The story turns on the appropriateness of a deal between Jewish moneylender Shylock (Pacino) and the title character, Antonio (Byron Jennings), for a large amount of money to be repaid within a certain period of time. Antonio is making the bond on behalf of his friend, Bassanio (David Harbour), who hopes to use it to woo and win the far-off Portia (Rabe), and is convinced that nothing could come between him and the repayment. This is a good thing, too, as Shylock demands that default will result in the loss of a pound of Antonio’s flesh closest to his heart. But when Antonio’s ships don’t come into port as planned... well, that would be a problem, wouldn’t it?

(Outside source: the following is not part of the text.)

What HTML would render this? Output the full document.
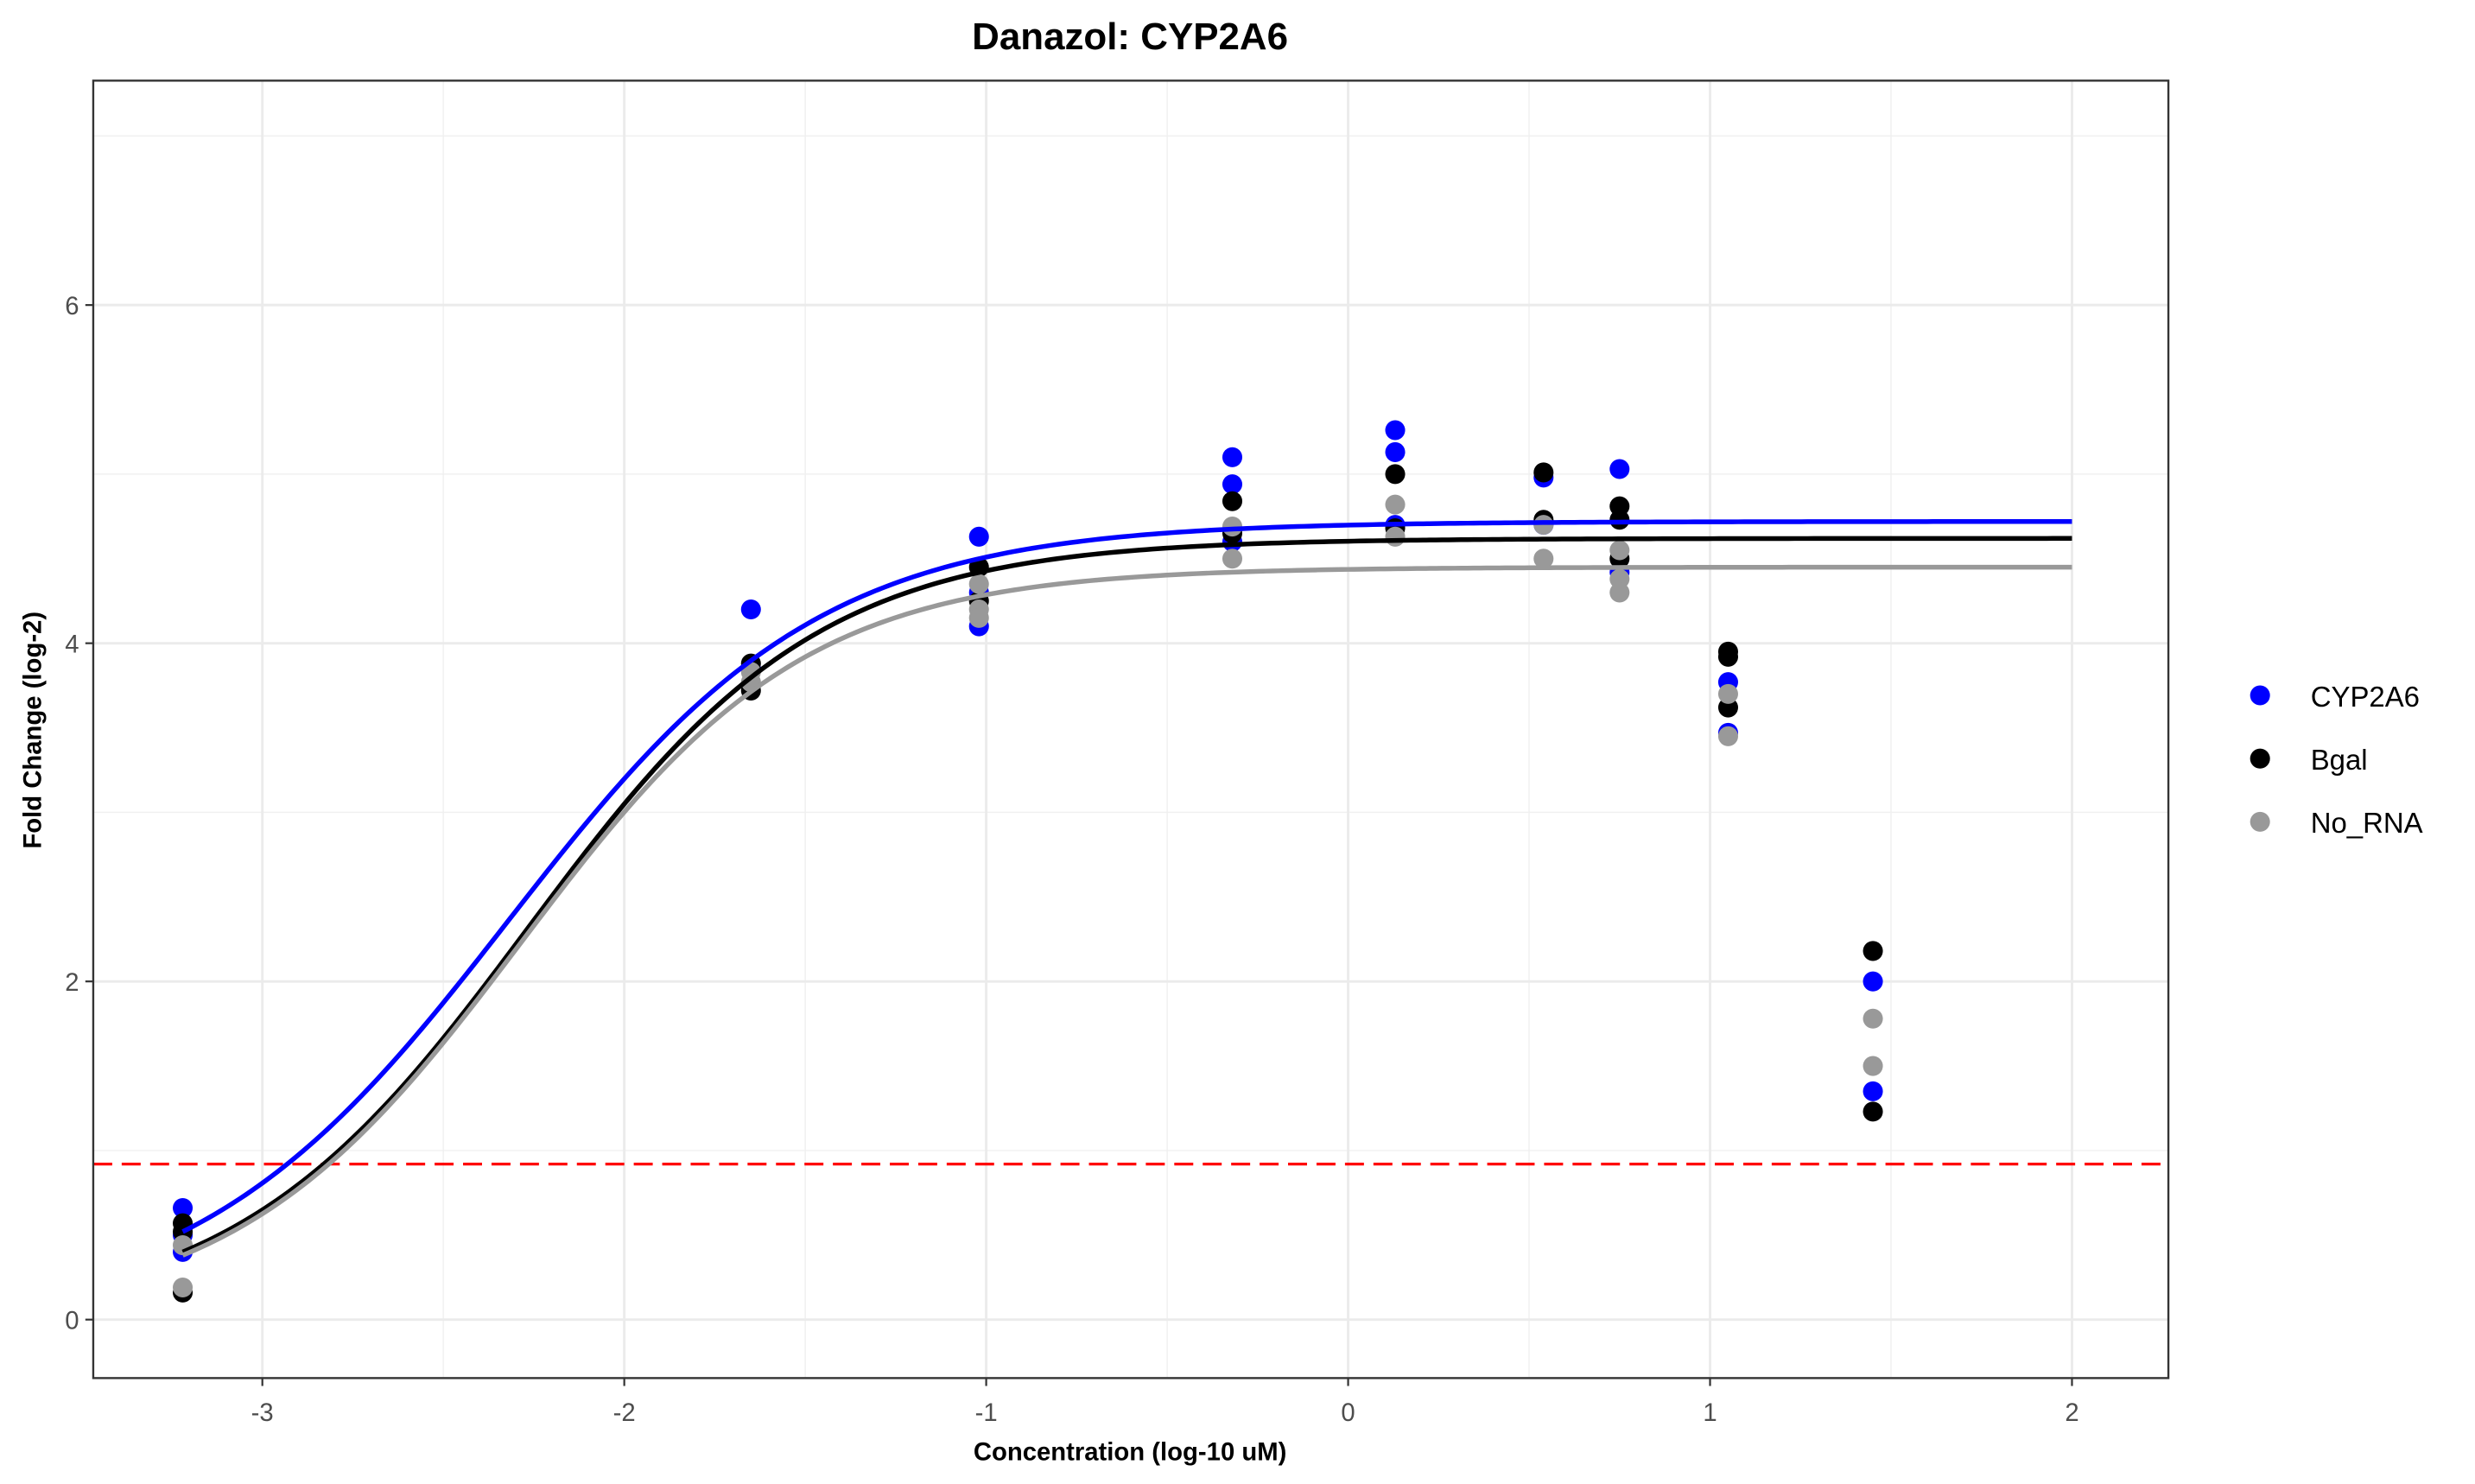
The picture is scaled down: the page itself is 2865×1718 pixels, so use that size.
<!DOCTYPE html>
<html><head><meta charset="utf-8"><style>
html,body{margin:0;padding:0;background:#fff;}
svg{display:block;font-family:"Liberation Sans",Arial,sans-serif;}
</style></head><body>
<svg id="chart" width="2865" height="1718" viewBox="0 0 1566 939" xmlns="http://www.w3.org/2000/svg">
<rect x="0" y="0" width="1566" height="939" fill="#fff"/>
<text x="715" y="31" text-anchor="middle" font-size="24" font-weight="bold" fill="#000">Danazol: CYP2A6</text>
<g id="grid"></g>
<g id="plot"></g>
<rect x="59" y="51" width="1313" height="821" fill="none" stroke="#333" stroke-width="1.3"/>
<g id="axes"></g>
<text x="715" y="924" text-anchor="middle" font-size="16" font-weight="bold" fill="#000">Concentration (log-10 uM)</text>
<text transform="translate(26,462) rotate(-90)" text-anchor="middle" font-size="16" font-weight="bold" fill="#000">Fold Change (log-2)</text>
<g id="legend"></g>
</svg>
<script>
const seriesNames = ["CYP2A6","Bgal","No_RNA"];
const seriesColors = ["#0000ff","#000000","#999999"];
const xTicks = [-3,-2,-1,0,1,2];
const yTicks = [0,2,4,6];
const thresholdY = 0.92;
// 4PL fit params: [bottom, top, ec50, hill]
const fitCYP2A6 = [0, 4.72, -2.32, 1.008];
const fitBgal = [0, 4.62, -2.268, 1.075];
const fitNoRNA = [0, 4.45, -2.287, 1.103];
const ptsCYP2A6 = [[-3.22,0.66],[-3.22,0.4],[-3.22,0.5],[-1.65,4.2],[-1.65,3.85],[-1.02,4.63],[-1.02,4.1],[-1.02,4.3],[-0.32,5.1],[-0.32,4.94],[-0.32,4.6],[0.13,5.26],[0.13,5.13],[0.13,4.7],[0.54,4.98],[0.54,4.7],[0.75,5.03],[0.75,4.42],[1.05,3.77],[1.05,3.47],[1.45,2.0],[1.45,1.35]];
const ptsBgal = [[-3.22,0.57],[-3.22,0.16],[-3.22,0.52],[-1.65,3.88],[-1.65,3.72],[-1.02,4.45],[-1.02,4.25],[-0.32,4.84],[-0.32,4.65],[0.13,5.0],[0.13,4.68],[0.54,5.01],[0.54,4.73],[0.75,4.81],[0.75,4.73],[0.75,4.5],[1.05,3.95],[1.05,3.92],[1.05,3.62],[1.45,2.18],[1.45,1.23]];
const ptsNoRNA = [[-3.22,0.44],[-3.22,0.19],[-1.65,3.83],[-1.65,3.77],[-1.02,4.35],[-1.02,4.2],[-1.02,4.15],[-0.32,4.69],[-0.32,4.5],[0.13,4.82],[0.13,4.63],[0.54,4.7],[0.54,4.5],[0.75,4.55],[0.75,4.38],[0.75,4.3],[1.05,3.7],[1.05,3.45],[1.45,1.78],[1.45,1.5]];

const NS="http://www.w3.org/2000/svg";
const X0=59,X1=1372,Y0=51,Y1=872;
const xs=v=>853+v*229;
const ys=v=>835-v*107;
function mk(tag,attrs,parent){const e=document.createElementNS(NS,tag);for(const k in attrs)e.setAttribute(k,attrs[k]);parent.appendChild(e);return e;}
const grid=document.getElementById('grid'),plot=document.getElementById('plot'),axes=document.getElementById('axes'),legend=document.getElementById('legend');
for(let v=-3.5;v<=2.5;v+=1){const x=xs(v);if(x>X0&&x<X1){const l=mk('line',{x1:x,x2:x,y1:Y0,y2:Y1,stroke:'#f0f0f0','stroke-width':0.8},grid);}}
for(let v=-1;v<=7;v+=2){const y=ys(v);if(y>Y0&&y<Y1){const l=mk('line',{x1:X0,x2:X1,y1:y,y2:y,stroke:'#f0f0f0','stroke-width':0.8},grid);}}
xTicks.forEach(v=>{const x=xs(v);const l=mk('line',{x1:x,x2:x,y1:Y0,y2:Y1,stroke:'#ebebeb','stroke-width':1.6},grid);
 const t=mk('line',{x1:x,x2:x,y1:Y1,y2:Y1+5,stroke:'#333','stroke-width':1.2},axes);
 const tx=mk('text',{x:x,y:Y1+27,'text-anchor':'middle','font-size':16,fill:'#4d4d4d'},axes);tx.textContent=v;});
yTicks.forEach(v=>{const y=ys(v);const l=mk('line',{x1:X0,x2:X1,y1:y,y2:y,stroke:'#ebebeb','stroke-width':1.6},grid);
 const t=mk('line',{x1:X0-5,x2:X0,y1:y,y2:y,stroke:'#333','stroke-width':1.2},axes);
 const tx=mk('text',{x:X0-9,y:y+6,'text-anchor':'end','font-size':16,fill:'#4d4d4d'},axes);tx.textContent=v;});
const th=mk('line',{x1:X0,x2:X1,y1:ys(thresholdY),y2:ys(thresholdY),stroke:'#ff0000','stroke-width':1.8,'stroke-dasharray':'12,6'},plot);

const fits=[fitCYP2A6,fitBgal,fitNoRNA];
const pts=[ptsCYP2A6,ptsBgal,ptsNoRNA];
pts.forEach((arr,i)=>{arr.forEach(p=>{const c=mk('circle',{cx:xs(p[0]),cy:ys(p[1]),r:6.3,fill:seriesColors[i]},plot);});});
fits.forEach((f,i)=>{let d='';for(let k=0;k<=300;k++){const x=-3.22+(2-(-3.22))*k/300;const y=f[0]+(f[1]-f[0])/(1+Math.pow(10,(f[2]-x)*f[3]));d+=(k?'L':'M')+xs(x).toFixed(2)+','+ys(y).toFixed(2);}
 const p=mk('path',{d:d,fill:'none',stroke:seriesColors[i],'stroke-width':3},plot);});
seriesNames.forEach((n,i)=>{const y=440+i*40;const c=mk('circle',{cx:1430,cy:y,r:6.3,fill:seriesColors[i]},legend);
 const t=mk('text',{x:1462,y:y+7,'font-size':18,fill:'#000'},legend);t.textContent=n;});
</script>
</body></html>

At least these days, both the setup and the payoff rely on uncomfortable words and even uglier stereotypes that brand Shylock as violent and money-hungry — nearly to the point where he’s just as monstrous and emotionally deformed as Richard III. Always dogging the play is the issue of what Shakespeare meant and how he meant it, and the degree to which his portrayal of Shylock is indicative of the anti-Semitism of the Jacobean era. Anyone approaching the play must deal with that on some level, as it so informs the text that even if it’s to be downplayed it can’t be ignored entirely.
Sullivan’s idea, to emphasize the hatred so much that the polarity is effectively reversed, may be politically correct but it’s not theatrically satisfying. By means of a late-first-half parade of grotesques, the addition of one full scene (literalizing Shylock’s final, debilitating fate) and the shredding of another scene’s subtext in the second half, and Pacino’s performance, Sullivan cuts off as many avenues as he can toward alternate interpretations. He leaves no doubt that the Christians are the villains, and that Shylock, eventually crumpled into functional nonexistence, must be seen and pitied as the victim of a lifetime of senseless savagery.

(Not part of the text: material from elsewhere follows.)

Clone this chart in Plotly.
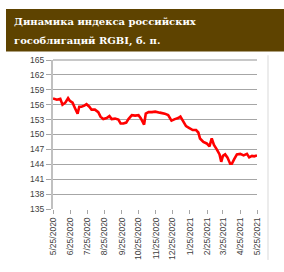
import plotly.graph_objects as go

# Data
dates = ["2020-05-25", "2020-06-01", "2020-06-07", "2020-06-11", "2020-06-16", "2020-06-21",
         "2020-06-24", "2020-06-29", "2020-07-03", "2020-07-08", "2020-07-11", "2020-07-15",
         "2020-07-20", "2020-07-24", "2020-07-29", "2020-08-02", "2020-08-08", "2020-08-14",
         "2020-08-18", "2020-08-23", "2020-08-29", "2020-09-03", "2020-09-07", "2020-09-13",
         "2020-09-19", "2020-09-23", "2020-09-28", "2020-10-03", "2020-10-07", "2020-10-13",
         "2020-10-19", "2020-10-25", "2020-10-29", "2020-11-02", "2020-11-04", "2020-11-07",
         "2020-11-12", "2020-11-18", "2020-11-24", "2020-12-02", "2020-12-11", "2020-12-17",
         "2020-12-23", "2020-12-29", "2021-01-04", "2021-01-08", "2021-01-13", "2021-01-18",
         "2021-01-24", "2021-01-30", "2021-02-05", "2021-02-09", "2021-02-12", "2021-02-18",
         "2021-02-24", "2021-03-01", "2021-03-05", "2021-03-09", "2021-03-14", "2021-03-19",
         "2021-03-22", "2021-03-25", "2021-03-29", "2021-04-02", "2021-04-07", "2021-04-10",
         "2021-04-14", "2021-04-19", "2021-04-25", "2021-05-01", "2021-05-07", "2021-05-11",
         "2021-05-16", "2021-05-20", "2021-05-25"]
rgbi = [157.25, 157.0, 157.2, 156.0, 156.4, 157.3,
        156.8, 156.4, 155.4, 154.2, 155.6, 155.6,
        155.8, 156.1, 155.6, 155.0, 155.0, 154.5,
        153.6, 153.1, 153.3, 153.7, 153.1, 153.2,
        153.0, 152.2, 152.2, 152.4, 153.1, 153.9,
        153.8, 153.9, 153.3, 152.6, 152.0, 154.2,
        154.5, 154.5, 154.6, 154.4, 154.2, 153.9,
        152.8, 153.1, 153.3, 153.6, 152.6, 151.7,
        151.3, 150.9, 150.9, 150.4, 149.2, 148.5,
        148.2, 147.6, 149.2, 147.9, 147.0, 146.0,
        144.5, 145.7, 146.0, 145.4, 144.1, 144.1,
        145.0, 146.0, 146.1, 145.8, 146.1, 145.4,
        145.7, 145.6, 145.8]
tick_dates = ["2020-05-25", "2020-06-25", "2020-07-25", "2020-08-25", "2020-09-25",
              "2020-10-25", "2020-11-25", "2020-12-25", "2021-01-25", "2021-02-25",
              "2021-03-25", "2021-04-25", "2021-05-25"]
tick_labels = ["5/25/2020", "6/25/2020", "7/25/2020", "8/25/2020", "9/25/2020",
               "10/25/2020", "11/25/2020", "12/25/2020", "1/25/2021", "2/25/2021",
               "3/25/2021", "4/25/2021", "5/25/2021"]
y_ticks = [135, 138, 141, 144, 147, 150, 153, 156, 159, 162, 165]
title_lines = ["Динамика индекса российских", "гособлигаций RGBI, б. п."]

W, H = 284, 272
L, R, T, B = 53, 27, 60, 54
pw, ph = W - L - R, H - T - B

def px(x):
    return (x - L) / pw

def py(y):
    return 1 - (y - T) / ph

fig = go.Figure()
fig.add_trace(go.Scatter(x=dates, y=rgbi, mode="lines",
                         line=dict(color="#ff0000", width=2.6), hoverinfo="skip"))

shapes = [
    dict(type="rect", xref="paper", yref="paper", x0=px(6), x1=px(284), y0=py(51), y1=py(6),
         fillcolor="#5e4300", line=dict(width=0), layer="above"),
    dict(type="line", xref="paper", yref="paper", x0=px(268), x1=px(268), y0=py(272), y1=py(55),
         line=dict(color="#d9d9d9", width=1)),
    dict(type="line", xref="paper", yref="paper", x0=0, x1=1, y0=1, y1=1,
         line=dict(color="#c8c8c8", width=2), layer="above"),
]

annotations = [
    dict(text=title_lines[0], xref="paper", yref="paper", x=px(12), y=py(19), xanchor="left",
         yanchor="middle", showarrow=False,
         font=dict(family="DejaVu Serif", size=10, color="white", weight="bold")),
    dict(text=title_lines[1], xref="paper", yref="paper", x=px(12), y=py(40), xanchor="left",
         yanchor="middle", showarrow=False,
         font=dict(family="DejaVu Serif", size=10, color="white", weight="bold")),
]

fig.update_layout(
    width=W, height=H, margin=dict(l=L, r=R, t=T, b=B),
    paper_bgcolor="white", plot_bgcolor="white", showlegend=False,
    shapes=shapes, annotations=annotations,
    xaxis=dict(range=["2020-05-25", "2021-05-25"], tickmode="array", tickvals=tick_dates,
               ticktext=tick_labels, tickangle=-90, ticks="outside", ticklen=4,
               tickcolor="#a6a6a6", showgrid=False, showline=False, zeroline=False,
               tickfont=dict(family="Liberation Sans", size=8.5, color="#404040")),
    yaxis=dict(range=[135, 165], tickmode="array", tickvals=y_ticks, ticks="outside",
               ticklen=5, tickcolor="#a6a6a6", showgrid=True, gridcolor="#a6a6a6",
               gridwidth=1, showline=True, linecolor="#c0c0c0", linewidth=2,
               zeroline=False,
               tickfont=dict(family="Liberation Sans", size=8.5, color="#404040")),
)

fig.write_html("out.html")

Expert as Pacino may be in portraying all this, stripping away the play’s subtlety and shading doesn’t make it deeper or more significant. Instead, it makes watching it a disengaging affair: You need the interplay of beliefs, the tapestry of behavior from all sides that’s so constantly shifting it’s impossible to discern “good” from “bad,” to see how prejudices develop, what fuels them, and why they’re destructive to an ordered society. Sullivan’s slanting the story in a different direction doesn’t reveal more — it just obfuscates in a different way. (This also sabotages a subplot about Shylock’s daughter Jessica and her beau Lorenzo, played by Heather Lind and Seth Numrich.)

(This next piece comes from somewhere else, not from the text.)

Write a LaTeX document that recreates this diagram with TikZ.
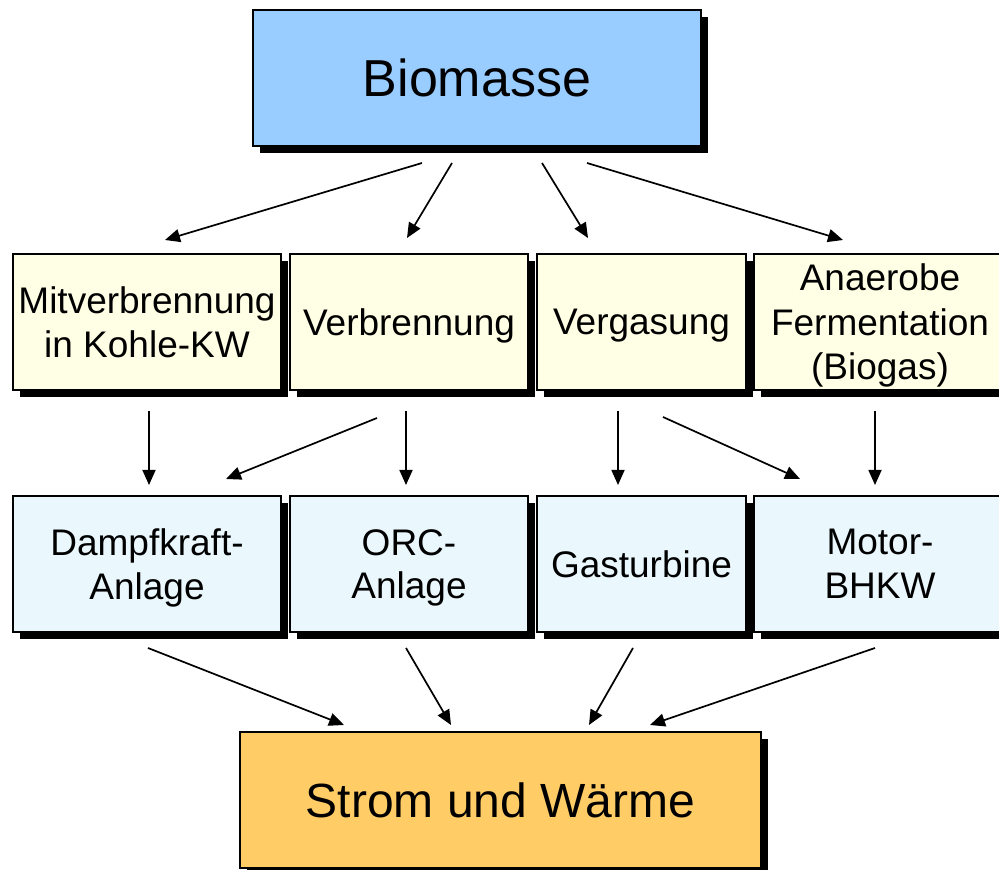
\documentclass[tikz,border=0pt]{standalone}
\usepackage{fontspec}
\setmainfont{Liberation Sans}
\usetikzlibrary{shadows,arrows.meta}
\definecolor{bioblue}{HTML}{99CCFF}
\definecolor{procyellow}{HTML}{FFFFE6}
\definecolor{techcyan}{HTML}{EAF8FD}
\definecolor{outorange}{HTML}{FFCC66}
\begin{document}
\begin{tikzpicture}[x=1pt,y=1pt,
  boxbase/.style={draw=black,line width=1.2pt,align=center,inner sep=0pt,
    minimum height=136pt,text depth=0pt,
    drop shadow={shadow xshift=7pt,shadow yshift=-7pt,fill=black,opacity=1}},
  bigbox/.style={boxbase,font=\fontsize{52}{62}\selectfont},
  procbox/.style={boxbase,fill=procyellow,font=\fontsize{37}{44.5}\selectfont},
  techbox/.style={boxbase,fill=techcyan,font=\fontsize{37}{43.5}\selectfont},
  conn/.style={line width=1.7pt,-{Triangle[length=15pt,width=13pt]}}]
\useasboundingbox (0,0) rectangle (999,870);
\clip (0,0) rectangle (999,870);
\fill[white] (0,0) rectangle (999,870);

\node[bigbox,fill=bioblue,minimum width=448pt] (bio) at (477,792) {Biomasse};

\node[procbox,minimum width=268pt] (mit) at (147,548) {Mitverbrennung\\in Kohle-KW};
\node[procbox,minimum width=238pt] (verb) at (409,548) {Verbrennung};
\node[procbox,minimum width=209pt] (verg) at (641.5,548) {Vergasung};
\node[procbox,minimum width=252pt] (anae) at (880,548) {Anaerobe\\Fermentation\\(Biogas)};

\node[techbox,minimum width=268pt] (dampf) at (147,306) {Dampfkraft-\\Anlage};
\node[techbox,minimum width=238pt] (orc) at (409,306) {ORC-\\Anlage};
\node[techbox,minimum width=209pt] (gast) at (641.5,306) {Gasturbine};
\node[techbox,minimum width=252pt] (motor) at (880,306) {Motor-\\BHKW};

\node[bigbox,fill=outorange,minimum width=521pt,font=\fontsize{48}{58}\selectfont] (strom) at (500.5,70) {Strom und Wärme};

% connector end points
\coordinate (a1s) at (422,707); \coordinate (a1e) at (165,630);
\coordinate (a2s) at (452,707); \coordinate (a2e) at (407,632);
\coordinate (a3s) at (542,707); \coordinate (a3e) at (588,632);
\coordinate (a4s) at (587,707); \coordinate (a4e) at (843,630);

\coordinate (b1s) at (149,459); \coordinate (b1e) at (149,385);
\coordinate (b2s) at (377,452); \coordinate (b2e) at (226,391);
\coordinate (b3s) at (406,459); \coordinate (b3e) at (406,385);
\coordinate (b4s) at (618,459); \coordinate (b4e) at (618,385);
\coordinate (b5s) at (663,453); \coordinate (b5e) at (800,391);
\coordinate (b6s) at (875,459); \coordinate (b6e) at (875,385);

\coordinate (c1s) at (148,222); \coordinate (c1e) at (344,145);
\coordinate (c2s) at (406,222); \coordinate (c2e) at (451,145);
\coordinate (c3s) at (633,222); \coordinate (c3e) at (589,145);
\coordinate (c4s) at (875,222); \coordinate (c4e) at (650,145);

\draw[conn] (a1s) -- (a1e);
\draw[conn] (a2s) -- (a2e);
\draw[conn] (a3s) -- (a3e);
\draw[conn] (a4s) -- (a4e);

\draw[conn] (b1s) -- (b1e);
\draw[conn] (b2s) -- (b2e);
\draw[conn] (b3s) -- (b3e);
\draw[conn] (b4s) -- (b4e);
\draw[conn] (b5s) -- (b5e);
\draw[conn] (b6s) -- (b6e);

\draw[conn] (c1s) -- (c1e);
\draw[conn] (c2s) -- (c2e);
\draw[conn] (c3s) -- (c3e);
\draw[conn] (c4s) -- (c4e);
\end{tikzpicture}
\end{document}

When this production comes to life, it’s primarily around the edges. Bassanio’s courting of Portia, and by extension his servant Gratiano (Jesse L. Martin) pursuing Portia’s maid, Nerissa (Marsha Stephanie Blake), has rarely seemed as full and funny — their promises made and broken are the fuel by which the most captivating drama is unleashed. Harbour in particular is sturdy and magnetic, commanding a glowing and much-welcome traditional sense of self as a character who’s so reliant on others. Martin and Blake are sparkling presences in their comic-oriented roles, as are Christopher Fitzgerald as Shylock’s servant, and Isaiah Johnson and Charles Kimbrough as two of Portia’s other would-be suitors. Peter Francis James and Matthew Rauch cut more serious (but still dynamic) figures as two of Antonio’s attendants.
It’s Rabe, however, who almost exclusively provides the show’s soul. From her drawn-face deadpan when facing off against her potential husbands to the deep-running passion she develops for Bassanio to the aggressiveness she displays when defending Antonio and revealing Bassanio’s and Gratiano’s own squishy ethics, she’s amazingly malleable and courageous. Her Portia is a woman who knows what she wants — even when she doesn’t know she knows — and will do anything to get it, and the confidence she radiates proves a powerful guiding force among a sea of people who are happy to forgo it in search of easy answers. Even her clothes are constructed from rich reds, roses, and golds, in gleaming defiance of the stark bleakness surrounding her.
This contrast has only blossomed since this production premiered in Central Park this past summer, where it had a few different actors and a more verdant backdrop that allowed for greater variance in both visuals and psychology. Portia and Rabe are now even more isolated bastions of color in a world dedicated to black and white — the energizing forces giving lie to the notion that the world is nothing but laughably manageable simplicity, questions with only easy answers. Holding court at the core of the action, they ensure that this Merchant of Venice is not an entirely one-dimensional affair. They are, however, about the only things that do.